Work smarter, not harder…and pull out the tractor.
And, of course, there’s always the old, half finished projects still handing around from past seasons. There’s a lot of wine and mead in the basement, waiting for bottling.
This bright pink plum mead has been in glass since late last summer…and really should have been bottled by now. Oops.
So it goes. Some things are better with age anyway.
And beyond finishing projects from last season, we’re also cleaning out our freezers. That means canning meat for quick summer meals, but also dealing with the odd bits I didn’t get to over the winter.
The summer heat’s not here yet, so I’m rendering tallow to clear out freezer space for summer berries later this year.
Soon, I’ll have tallow soap and candle recipes to share with y’all as well.
And as always, we’re focusing on eating well, and enjoying what the season has to offer. The light summer fare isn’t really here yet, but I don’t mind all that much.
A grass fed ribeye with a bit of ramp butter and a side of morels is the perfect way to enjoy spring. (So much for the green smoothies and cleanses that are all the rage these days.)
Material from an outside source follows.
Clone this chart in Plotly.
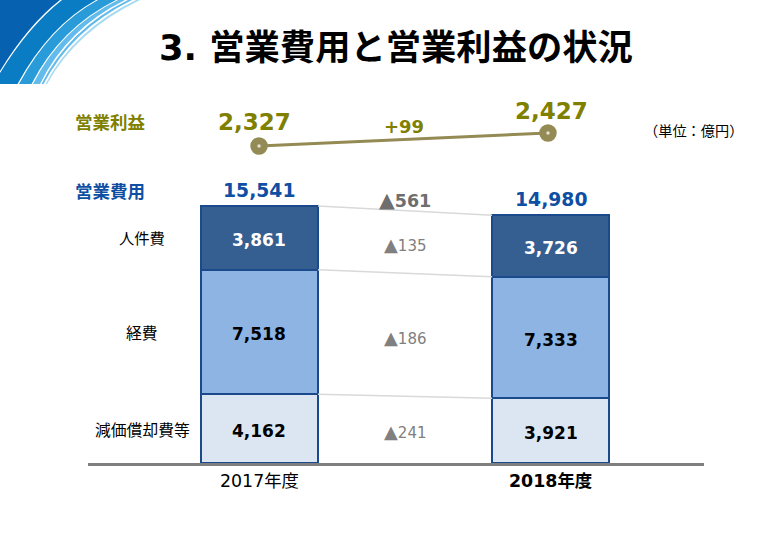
import plotly.graph_objects as go

W, H = 770, 533

years = ["2017年度", "<b>2018年度</b>"]
depreciation = [4162, 3921]
expenses = [7518, 7333]
personnel = [3861, 3726]
totals = [15541, 14980]
profit = [2327, 2427]
profit_change = "+99"
deltas = [561, 135, 186, 241]

BAR_W = 0.402
BORDER = "#1b4a8c"
GREY = "#7f7f7f"
OLIVE = "#7f7f00"
BLUE = "#0f4fa3"
FONT = "DejaVu Sans, Noto Sans CJK JP"


def px(x):
    return x / W


def py(y):
    return 1 - y / H


def band(start, ctrl, end, color):
    # one layer of the corner artwork, filled back to the top left corner
    path = (f"M {px(start[0])} {py(start[1])} Q {px(ctrl[0])} {py(ctrl[1])} {px(end[0])} {py(end[1])} "
            f"L {px(0)} {py(0)} L {px(0)} {py(84)} Z")
    return dict(type="path", xref="paper", yref="paper", path=path,
                fillcolor=color, line=dict(width=0), layer="below")


fig = go.Figure()

series = [
    (depreciation, "#dce6f2", "black"),
    (expenses, "#8eb4e3", "black"),
    (personnel, "#365f91", "white"),
]
for values, color, text_color in series:
    fig.add_trace(go.Bar(
        x=[0, 1], y=values, width=BAR_W,
        marker=dict(color=color, line=dict(color=BORDER, width=1.5)),
        hoverinfo="skip",
    ))

# connectors between the stacks
tops_a = [depreciation[0], depreciation[0] + expenses[0], totals[0]]
tops_b = [depreciation[1], depreciation[1] + expenses[1], totals[1]]
for a, b in zip(tops_a, tops_b):
    fig.add_trace(go.Scatter(
        x=[BAR_W / 2, 1 - BAR_W / 2], y=[a, b], mode="lines",
        line=dict(color="#d9d9d9", width=1.5), hoverinfo="skip",
    ))

fig.add_trace(go.Scatter(
    x=[0, 1], y=profit, xaxis="x2", yaxis="y2", mode="lines+markers",
    line=dict(color="#948a54", width=3),
    marker=dict(size=10.5, color="#e4e2d4", line=dict(color="#948a54", width=7)),
    hoverinfo="skip",
))


def note(x, y, text, size, color, bold=False, **kw):
    fig.add_annotation(x=x, y=y, text=f"<b>{text}</b>" if bold else text,
                       showarrow=False, xanchor="center",
                       font=dict(size=size, color=color, family=FONT), **kw)


def label(x, y, text, size, color, bold=False):
    note(px(x), py(y), text, size, color, bold, xref="paper", yref="paper", yanchor="middle")


label(396, 47, "3. 営業費用と営業利益の状況", 35.3, "black", True)
label(110, 123, "営業利益", 17.5, OLIVE, True)
label(110, 192, "営業費用", 17.5, BLUE, True)
label(142, 239, "人件費", 15.3, "black")
label(142, 333, "経費", 15.8, "black")
label(142, 430, "減価償却費等", 15.8, "black")
label(693, 131, "（単位：億円）", 14.2, "black")

# values inside the stacks
for i in range(2):
    base = 0
    for values, color, text_color in series:
        note(i, base + values[i] / 2, f"{values[i]:,}", 17, text_color, True,
             xref="x", yref="y", yshift=-2)
        base += values[i]

# profit labels
note(0, profit[0], f"{profit[0]:,}", 23, OLIVE, True, xref="x2", yref="y2", yshift=24, xshift=-5)
note(1, profit[1], f"{profit[1]:,}", 23, OLIVE, True, xref="x2", yref="y2", yshift=22, xshift=4)
note(0.5, sum(profit) / 2, profit_change, 18, OLIVE, True, xref="x2", yref="y2", yshift=13)

# totals above the stacks
for i, t in enumerate(totals):
    note(i, t, f"{t:,}", 18.8, BLUE, True, xref="x", yref="y", yanchor="bottom", yshift=3)

# differences between the two years
mid_points = [
    sum(totals) / 2,
    (tops_a[1] + personnel[0] / 2 + tops_b[1] + personnel[1] / 2) / 2,
    (tops_a[0] + expenses[0] / 2 + tops_b[0] + expenses[1] / 2) / 2,
    (depreciation[0] / 2 + depreciation[1] / 2) / 2,
]
shifts = [11, -3, -3, -2]
for i, (d, m, s) in enumerate(zip(deltas, mid_points, shifts)):
    c = "#6e6e6e" if i == 0 else "#808080"
    size = 17.5 if i == 0 else 15
    tri = f'<span style="font-size:{size + 3}px">▲</span>'
    note(0.5, m, f"{tri}{d}", size, c, i == 0, xref="x", yref="y", yshift=s)

corner_shapes = [
    band((47, 84), (76, 31), (140, 0), "#a6daf2"),
    band((45.5, 84), (74, 30), (136, 0), "#ffffff"),
    band((43.5, 84), (72, 29.5), (132, 0), "#62bbea"),
    band((41.5, 84), (69, 29), (128, 0), "#ffffff"),
    band((40, 84), (67, 28.5), (125, 0), "#62bbea"),
    band((33, 84), (61, 28), (118, 0), "#ffffff"),
    band((31.5, 84), (60, 28), (116, 0), "#2a9bd9"),
    band((19, 84), (50, 26), (98, 0), "#ffffff"),
    band((17.5, 84), (49, 26), (96, 0), "#0a7cc4"),
    band((0, 73), (29, 26), (62, 0), "#ffffff"),
    band((0, 71), (28, 25), (60, 0), "#0662b0"),
]

fig.update_layout(
    width=W, height=H, margin=dict(l=0, r=0, t=0, b=0),
    paper_bgcolor="white", plot_bgcolor="rgba(0,0,0,0)",
    barmode="stack", showlegend=False, shapes=corner_shapes,
    xaxis=dict(domain=[px(88), px(704)], range=[-0.589, 1.527],
               tickvals=[0, 1], ticktext=years, ticks="", showgrid=False, zeroline=False,
               showline=True, linecolor=GREY, linewidth=3,
               tickfont=dict(size=17.4, color="black", family=FONT)),
    yaxis=dict(domain=[py(463), 1], range=[0, 463 / 0.01654], visible=False),
    xaxis2=dict(domain=[px(88), px(704)], range=[-0.592, 1.54], overlaying="x", visible=False),
    yaxis2=dict(domain=[py(463), 1], range=[-111.5, 3450], overlaying="y", visible=False),
)

fig.write_html("out.html", config=dict(displayModeBar=False),
               post_script="document.body.style.margin='0'")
What are you working on as spring transitions into summer?
Let me know in the comments.
(Comments only, please. Emails tend to get lost in my inbox, and as much as I’d love to get back to each and every one, my screen time is very limited…and things fall through the cracks, and emails get buried in my inbox. If you comment here, they’re all in one place, and it’s much easier to get back to every single one.)
Until Next Time,
Ashley at Practical Self Reliance
Dear Ashley: Thank you so much for saving us so much grief! I was just getting ready to install our raised bed garden. The plan was to use bark for the walkways. Your tale of bark and weeds convinced me to do it the right way. Lay down a nice grass for the pathways and keep it mowed! Also, we had planned another area with gravel. My plan was I (79 year old woman) would be able to spread it around. Now I see that it does require something mechanical to spread it about! Lucky me two winners from your one post today! Thank you!
We've added chickens to our orchard to add fertility and help with insect control recently. My garden is in and growing nicely now that we're getting rain. The blooms are promising squash, tomatoes, and beans soon. I love when the work I put in starts to give back!